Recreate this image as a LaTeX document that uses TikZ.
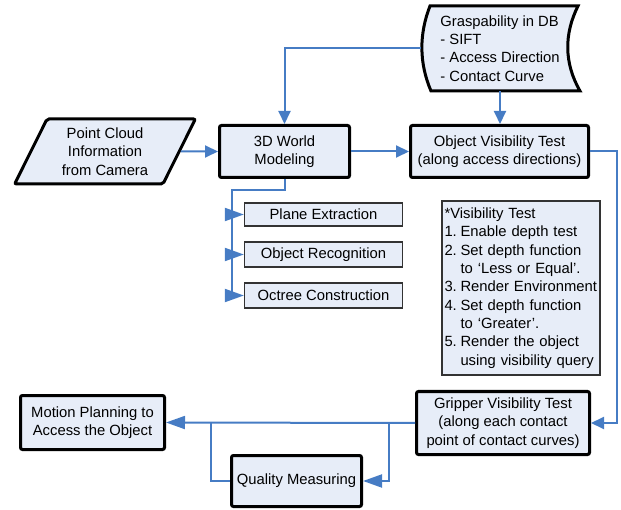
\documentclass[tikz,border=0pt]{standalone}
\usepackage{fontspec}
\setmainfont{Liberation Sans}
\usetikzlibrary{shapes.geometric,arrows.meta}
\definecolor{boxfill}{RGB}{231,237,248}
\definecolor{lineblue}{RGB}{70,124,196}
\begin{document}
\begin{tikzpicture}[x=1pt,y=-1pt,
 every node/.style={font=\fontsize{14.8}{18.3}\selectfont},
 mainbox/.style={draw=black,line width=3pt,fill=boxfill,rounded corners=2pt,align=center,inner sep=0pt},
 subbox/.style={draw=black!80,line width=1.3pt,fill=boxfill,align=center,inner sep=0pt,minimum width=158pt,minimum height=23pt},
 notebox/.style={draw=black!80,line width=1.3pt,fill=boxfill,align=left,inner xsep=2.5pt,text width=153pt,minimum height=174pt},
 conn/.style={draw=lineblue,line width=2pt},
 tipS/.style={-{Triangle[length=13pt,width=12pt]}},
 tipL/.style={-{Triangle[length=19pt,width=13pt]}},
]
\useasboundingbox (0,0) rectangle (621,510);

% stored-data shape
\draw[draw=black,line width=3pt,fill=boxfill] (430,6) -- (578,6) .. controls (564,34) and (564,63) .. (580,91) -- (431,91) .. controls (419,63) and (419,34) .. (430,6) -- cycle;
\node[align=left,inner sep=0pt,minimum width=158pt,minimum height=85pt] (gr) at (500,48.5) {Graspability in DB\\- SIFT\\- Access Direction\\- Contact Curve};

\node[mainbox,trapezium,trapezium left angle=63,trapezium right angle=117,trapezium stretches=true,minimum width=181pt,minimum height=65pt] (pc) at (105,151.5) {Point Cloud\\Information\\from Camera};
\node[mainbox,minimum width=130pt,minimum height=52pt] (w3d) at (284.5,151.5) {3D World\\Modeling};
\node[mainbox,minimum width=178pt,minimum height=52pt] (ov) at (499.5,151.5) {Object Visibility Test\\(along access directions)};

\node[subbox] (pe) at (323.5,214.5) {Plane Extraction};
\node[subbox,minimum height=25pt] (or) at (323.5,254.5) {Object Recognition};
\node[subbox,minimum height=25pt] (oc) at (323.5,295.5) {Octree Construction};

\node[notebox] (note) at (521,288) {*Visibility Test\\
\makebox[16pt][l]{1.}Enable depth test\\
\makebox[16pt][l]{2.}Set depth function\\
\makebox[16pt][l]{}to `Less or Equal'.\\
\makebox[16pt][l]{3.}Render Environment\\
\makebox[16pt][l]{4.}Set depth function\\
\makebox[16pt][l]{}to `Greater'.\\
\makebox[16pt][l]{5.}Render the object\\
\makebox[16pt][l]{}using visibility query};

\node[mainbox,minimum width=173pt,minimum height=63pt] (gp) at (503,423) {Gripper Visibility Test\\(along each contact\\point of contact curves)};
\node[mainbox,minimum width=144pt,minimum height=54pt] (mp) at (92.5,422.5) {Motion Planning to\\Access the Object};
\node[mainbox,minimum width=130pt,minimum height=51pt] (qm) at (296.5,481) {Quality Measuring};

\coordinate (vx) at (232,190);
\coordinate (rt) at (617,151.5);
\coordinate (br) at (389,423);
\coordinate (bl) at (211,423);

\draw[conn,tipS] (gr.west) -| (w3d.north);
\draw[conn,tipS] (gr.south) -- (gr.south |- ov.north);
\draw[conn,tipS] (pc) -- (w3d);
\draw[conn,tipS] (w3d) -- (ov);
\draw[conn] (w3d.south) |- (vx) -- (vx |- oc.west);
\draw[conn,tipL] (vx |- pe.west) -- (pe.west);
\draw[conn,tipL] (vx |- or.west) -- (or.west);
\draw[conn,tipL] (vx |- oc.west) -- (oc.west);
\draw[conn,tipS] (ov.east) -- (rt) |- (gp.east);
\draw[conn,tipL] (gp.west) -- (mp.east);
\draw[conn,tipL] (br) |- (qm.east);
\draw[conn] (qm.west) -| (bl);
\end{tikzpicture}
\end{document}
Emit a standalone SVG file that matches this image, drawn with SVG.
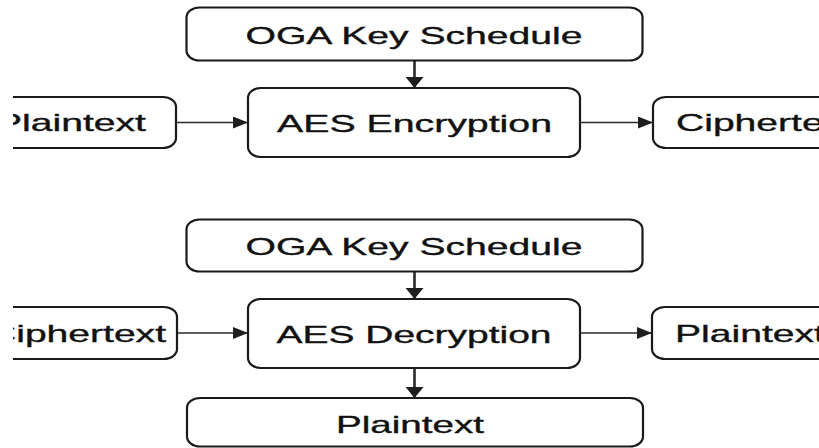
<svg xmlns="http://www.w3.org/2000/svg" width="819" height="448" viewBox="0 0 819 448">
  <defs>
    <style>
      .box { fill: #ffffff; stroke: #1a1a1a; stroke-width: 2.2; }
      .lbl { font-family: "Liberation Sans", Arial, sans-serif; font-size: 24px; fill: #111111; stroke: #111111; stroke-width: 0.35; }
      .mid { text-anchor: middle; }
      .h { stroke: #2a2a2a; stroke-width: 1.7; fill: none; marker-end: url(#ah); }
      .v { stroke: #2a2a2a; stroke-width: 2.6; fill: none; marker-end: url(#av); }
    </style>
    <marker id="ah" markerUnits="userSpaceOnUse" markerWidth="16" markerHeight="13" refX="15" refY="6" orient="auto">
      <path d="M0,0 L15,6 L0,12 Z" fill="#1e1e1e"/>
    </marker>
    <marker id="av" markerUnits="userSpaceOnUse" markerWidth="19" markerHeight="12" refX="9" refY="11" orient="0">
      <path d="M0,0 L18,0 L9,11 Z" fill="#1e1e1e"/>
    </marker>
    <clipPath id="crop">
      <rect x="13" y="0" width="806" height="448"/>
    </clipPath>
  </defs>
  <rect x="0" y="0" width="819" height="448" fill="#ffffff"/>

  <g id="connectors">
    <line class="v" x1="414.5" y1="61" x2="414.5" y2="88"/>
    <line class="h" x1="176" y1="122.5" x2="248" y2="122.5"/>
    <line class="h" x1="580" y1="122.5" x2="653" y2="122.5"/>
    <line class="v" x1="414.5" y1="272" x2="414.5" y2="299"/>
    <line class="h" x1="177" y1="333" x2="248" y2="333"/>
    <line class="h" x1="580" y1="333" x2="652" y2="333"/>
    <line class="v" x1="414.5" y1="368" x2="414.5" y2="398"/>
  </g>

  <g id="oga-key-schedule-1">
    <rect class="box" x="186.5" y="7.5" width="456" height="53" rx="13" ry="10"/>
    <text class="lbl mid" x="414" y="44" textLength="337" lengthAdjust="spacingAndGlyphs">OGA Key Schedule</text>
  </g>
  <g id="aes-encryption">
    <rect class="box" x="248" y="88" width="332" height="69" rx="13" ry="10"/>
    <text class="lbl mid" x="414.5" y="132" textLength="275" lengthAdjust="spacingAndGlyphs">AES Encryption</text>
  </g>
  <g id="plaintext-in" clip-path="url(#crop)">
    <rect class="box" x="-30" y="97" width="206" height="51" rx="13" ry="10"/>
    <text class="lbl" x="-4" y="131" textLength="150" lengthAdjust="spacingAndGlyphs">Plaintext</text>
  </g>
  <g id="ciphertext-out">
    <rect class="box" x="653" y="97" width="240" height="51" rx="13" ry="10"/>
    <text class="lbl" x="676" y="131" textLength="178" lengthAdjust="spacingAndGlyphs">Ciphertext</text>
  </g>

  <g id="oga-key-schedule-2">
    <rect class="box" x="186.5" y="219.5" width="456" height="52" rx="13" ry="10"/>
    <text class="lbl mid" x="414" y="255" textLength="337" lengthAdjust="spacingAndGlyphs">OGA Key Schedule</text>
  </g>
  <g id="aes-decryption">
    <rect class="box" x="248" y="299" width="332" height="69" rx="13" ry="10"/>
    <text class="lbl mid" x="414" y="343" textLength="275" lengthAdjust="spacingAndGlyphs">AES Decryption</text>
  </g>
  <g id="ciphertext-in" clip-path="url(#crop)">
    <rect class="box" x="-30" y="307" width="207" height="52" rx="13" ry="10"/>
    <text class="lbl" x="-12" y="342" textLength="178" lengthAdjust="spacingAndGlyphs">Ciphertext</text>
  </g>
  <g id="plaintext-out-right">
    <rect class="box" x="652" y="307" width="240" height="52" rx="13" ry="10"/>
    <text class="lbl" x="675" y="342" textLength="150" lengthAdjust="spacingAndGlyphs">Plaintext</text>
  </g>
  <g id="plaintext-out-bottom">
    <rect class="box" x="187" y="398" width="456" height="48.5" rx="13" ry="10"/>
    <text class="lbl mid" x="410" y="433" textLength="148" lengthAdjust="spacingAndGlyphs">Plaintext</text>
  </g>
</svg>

Stated exercise: Repeat only what lies between the start of the data and the end of the line containing "width=178pt,minimum height=52pt] (ov)", exactly, with pictures left out.

Solution:
Recreate this image as a LaTeX document that uses TikZ.
\documentclass[tikz,border=0pt]{standalone}
\usepackage{fontspec}
\setmainfont{Liberation Sans}
\usetikzlibrary{shapes.geometric,arrows.meta}
\definecolor{boxfill}{RGB}{231,237,248}
\definecolor{lineblue}{RGB}{70,124,196}
\begin{document}
\begin{tikzpicture}[x=1pt,y=-1pt,
 every node/.style={font=\fontsize{14.8}{18.3}\selectfont},
 mainbox/.style={draw=black,line width=3pt,fill=boxfill,rounded corners=2pt,align=center,inner sep=0pt},
 subbox/.style={draw=black!80,line width=1.3pt,fill=boxfill,align=center,inner sep=0pt,minimum width=158pt,minimum height=23pt},
 notebox/.style={draw=black!80,line width=1.3pt,fill=boxfill,align=left,inner xsep=2.5pt,text width=153pt,minimum height=174pt},
 conn/.style={draw=lineblue,line width=2pt},
 tipS/.style={-{Triangle[length=13pt,width=12pt]}},
 tipL/.style={-{Triangle[length=19pt,width=13pt]}},
]
\useasboundingbox (0,0) rectangle (621,510);

% stored-data shape
\draw[draw=black,line width=3pt,fill=boxfill] (430,6) -- (578,6) .. controls (564,34) and (564,63) .. (580,91) -- (431,91) .. controls (419,63) and (419,34) .. (430,6) -- cycle;
\node[align=left,inner sep=0pt,minimum width=158pt,minimum height=85pt] (gr) at (500,48.5) {Graspability in DB\\- SIFT\\- Access Direction\\- Contact Curve};

\node[mainbox,trapezium,trapezium left angle=63,trapezium right angle=117,trapezium stretches=true,minimum width=181pt,minimum height=65pt] (pc) at (105,151.5) {Point Cloud\\Information\\from Camera};
\node[mainbox,minimum width=130pt,minimum height=52pt] (w3d) at (284.5,151.5) {3D World\\Modeling};
\node[mainbox,minimum width=178pt,minimum height=52pt] (ov) at (499.5,151.5) {Object Visibility Test\\(along access directions)};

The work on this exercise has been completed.